RECORDS TO PROCESS start

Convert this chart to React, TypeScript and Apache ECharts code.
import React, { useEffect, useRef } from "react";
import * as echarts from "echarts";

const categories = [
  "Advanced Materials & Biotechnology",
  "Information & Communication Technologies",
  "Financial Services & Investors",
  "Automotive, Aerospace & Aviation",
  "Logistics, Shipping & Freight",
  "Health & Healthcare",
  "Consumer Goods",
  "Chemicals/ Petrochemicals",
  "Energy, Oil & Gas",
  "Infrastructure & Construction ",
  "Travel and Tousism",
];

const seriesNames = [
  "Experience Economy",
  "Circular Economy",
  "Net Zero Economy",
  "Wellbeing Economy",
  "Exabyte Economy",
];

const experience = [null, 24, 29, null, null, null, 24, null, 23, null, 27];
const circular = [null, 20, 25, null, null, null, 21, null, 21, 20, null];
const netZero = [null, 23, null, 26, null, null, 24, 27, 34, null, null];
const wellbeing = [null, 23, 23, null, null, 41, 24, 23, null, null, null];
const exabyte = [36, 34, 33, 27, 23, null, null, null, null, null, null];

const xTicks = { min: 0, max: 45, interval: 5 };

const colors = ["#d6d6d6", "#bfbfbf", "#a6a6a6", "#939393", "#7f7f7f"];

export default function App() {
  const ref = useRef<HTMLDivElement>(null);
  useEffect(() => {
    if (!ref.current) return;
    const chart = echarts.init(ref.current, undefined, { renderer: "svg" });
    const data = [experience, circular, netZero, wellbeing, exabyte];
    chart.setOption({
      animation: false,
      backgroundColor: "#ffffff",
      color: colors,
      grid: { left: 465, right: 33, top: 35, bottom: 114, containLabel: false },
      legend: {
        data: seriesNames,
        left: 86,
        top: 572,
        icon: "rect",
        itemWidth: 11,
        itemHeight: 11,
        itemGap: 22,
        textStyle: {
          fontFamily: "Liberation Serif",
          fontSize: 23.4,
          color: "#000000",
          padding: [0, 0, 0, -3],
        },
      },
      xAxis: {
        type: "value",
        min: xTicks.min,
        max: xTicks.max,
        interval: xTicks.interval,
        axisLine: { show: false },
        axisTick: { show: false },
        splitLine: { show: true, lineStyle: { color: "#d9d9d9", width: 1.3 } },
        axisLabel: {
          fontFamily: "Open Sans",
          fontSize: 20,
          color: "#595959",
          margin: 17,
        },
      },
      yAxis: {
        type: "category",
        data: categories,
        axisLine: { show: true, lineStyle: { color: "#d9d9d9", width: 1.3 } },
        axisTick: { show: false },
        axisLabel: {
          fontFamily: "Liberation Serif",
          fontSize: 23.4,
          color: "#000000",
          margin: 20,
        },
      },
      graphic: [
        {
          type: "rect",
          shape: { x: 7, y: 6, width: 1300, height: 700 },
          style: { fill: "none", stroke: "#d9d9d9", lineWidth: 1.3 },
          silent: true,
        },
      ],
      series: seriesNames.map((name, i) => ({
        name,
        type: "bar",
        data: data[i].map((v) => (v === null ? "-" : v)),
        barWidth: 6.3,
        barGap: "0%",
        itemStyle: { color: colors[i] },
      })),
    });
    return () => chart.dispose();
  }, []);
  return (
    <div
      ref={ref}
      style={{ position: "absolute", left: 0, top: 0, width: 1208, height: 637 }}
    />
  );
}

RECORDS TO PROCESS end
RECORDS TO PROCESS start

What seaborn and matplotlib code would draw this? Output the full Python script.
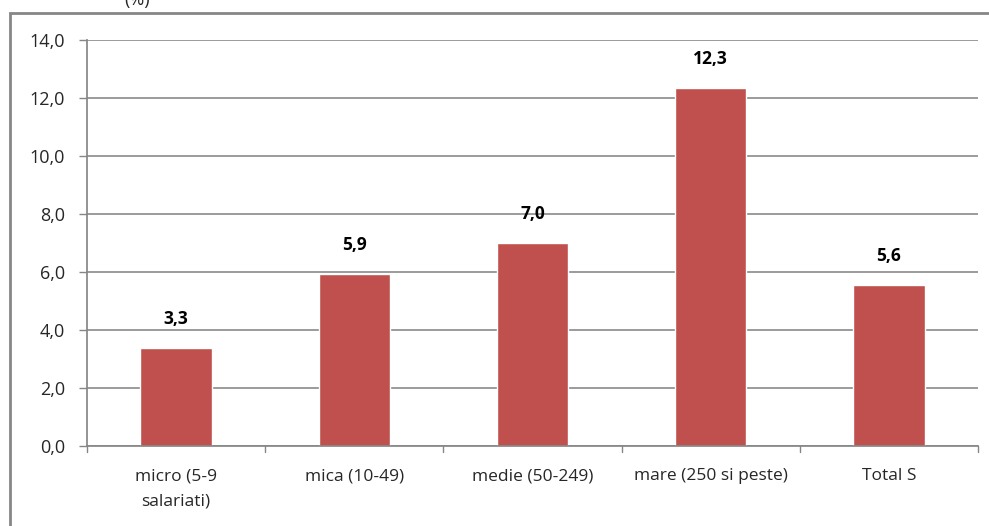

RECORDS TO PROCESS end

Go through the material above and count the lines that contain "React"; answer with the number alone.

2